27,000 attend Sanders rally in LA


Bernie Sanders continues to pack record-breaking crowds into stadiums to hear his message, being received more like a rock-star than a white-haired politician. After 15,000 in Seattle and 28,000 in Portland, he then pulled in 27,000 in Los Angeles. He was introduced by comedian Sarah Silverman.

While he has been slowly closing the gap between him and Hillary Clinton, it is not clear how concerned her camp is about him. But now comes a new poll that shows him leading Clinton 44-37% for the first time in New Hampshire.

Meanwhile, Clinton continues to have trouble concerning her emails. I have not been following that particular issue very closely, suspecting that it is being hyped by Republicans wanting to discredit her as much as possible because they see her as the likely opponent. But on a casual basis, I was surprised that she would have set up her own email server for official work and that it was apparently legal when she did so and that other people like Colin Powell have also done so in the past.

But it seems like such an obviously bad practice and reflects a poor judgment call on her part even if there was no malicious intent, especially since she was extolling the need to protect classified government information in the course of criticizing Chelsea Manning. She has now agreed to hand over the servers.

Government officials, especially at that high level of policy-making, should not be allowed to use private servers to conduct official business. Apart from the whole issue of security, official business should be part of the public record and preserved as such. This is not only important for accurate record-keeping, these emails also serve as source material for historical research and should be subject to requests under the Freedom of Information Act. Allowing government officials to privately store emails used for official business and make decisions on whether to release or destroy them seems wrong.

Why would she not have used a government-run server for official work and a private-run one for private communications? It would not be so hard.

(You can go to Sanders’s website to join the campaign and contribute and here to see where he stands on the issues. Despite the media trying to paint him as some kind of extremist candidate, a majority of Americans actually support him on most of the issues he stands for.)

Comments

  1. Chiroptera says

    Why would she not have used a government-run server for official work and a private-run one for private communications? It would not be so hard.

    I was just reading about this the other day.

    Quote: Using State Department email outside the building involved “incredibly unreliable software,” said one former senior official. “If you had to write a priority message that was more than a paragraph long, it could leave you streaming sweat and screaming at the screen. And that’s when people would turn to their private accounts out of desperation.”
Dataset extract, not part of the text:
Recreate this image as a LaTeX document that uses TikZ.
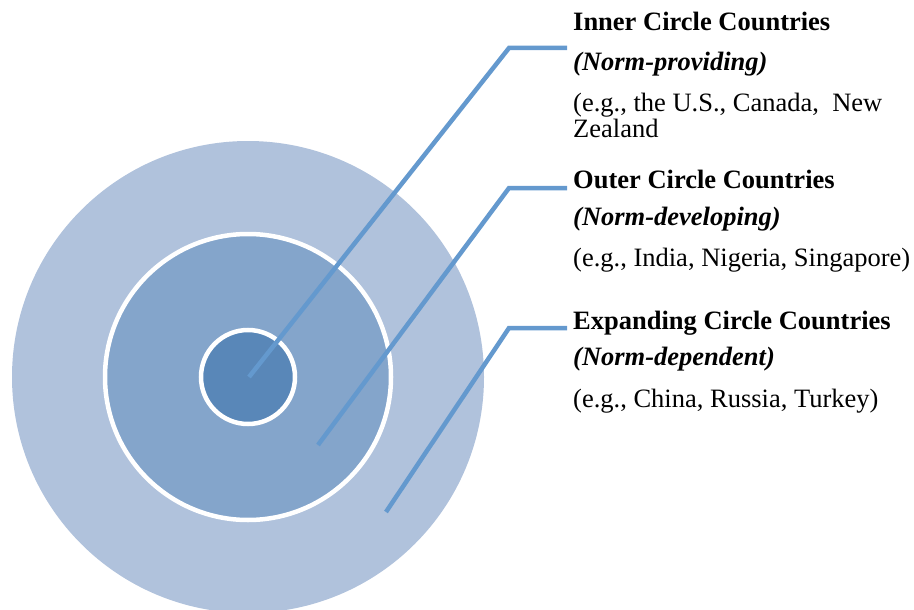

    This is consistent with what I’ve read in the past about this issue. Evidently most government agency’s IT is so cumbersome, out-of-date, and unreliable that people really are forced to use private resources if they are expected to get any work done.

    This is similar to the hacking incident at the Office of Personnel Management. Updating and maintaining IT resources take a lower priority in the budget than giving rich people tax cuts.

  2. brucegorton says

    Chiroptera

    It is actually one of the reasons why cost cutting is such a bad idea in a business.

    Someone who is not cost cutting will look at their IT infrastructure and replace and update it, because the cost of maintaining the old one is generally actually higher than an upgrade given that the old parts aren’t available anymore.

    The same thing happens with software to an extent -- old, outdated software requires more in the way of technical support, because it is generally no longer supported by the developer and nobody quite knows what they’re doing with it. This in turn means that you end up spending far more on it, than if you just got the latest version.

    However psychologically, buying new stuff feels more like spending than “fixing” the old stuff, even when the repair costs more, so people in cost cutting mode invariably end up upping their cost-to-productivity ratios.

  3. lanir says

    About the mail server… The other aspects you brought up are on-point. The security one… It’s hard to say. Generally when people say “old” in reference to software what that translates to in security terms is “vulnerable as hell”. Some of the most secure systems I use, if not updated in the last year or so, would be vulnerable to a bug that allows a trivial effort to grant full system privileges. And generally my personal systems are more secure than anything I run into at work (and I get around… I’d rather not but the IT scene in my area likes to shuffle people to new jobs every six to twelve months).

    I can’t say she had better security practices than the IT staff could manage with what they were given but it’s not as ludicrous an idea as it might at first appear.

  4. doublereed says

    It should also be mentioned that higher ups like cabinet members are given special privileges with classified information (because I think they’re given a sort of secure home office or something). I found it unsurprising that the rules allowed her to use her own mail.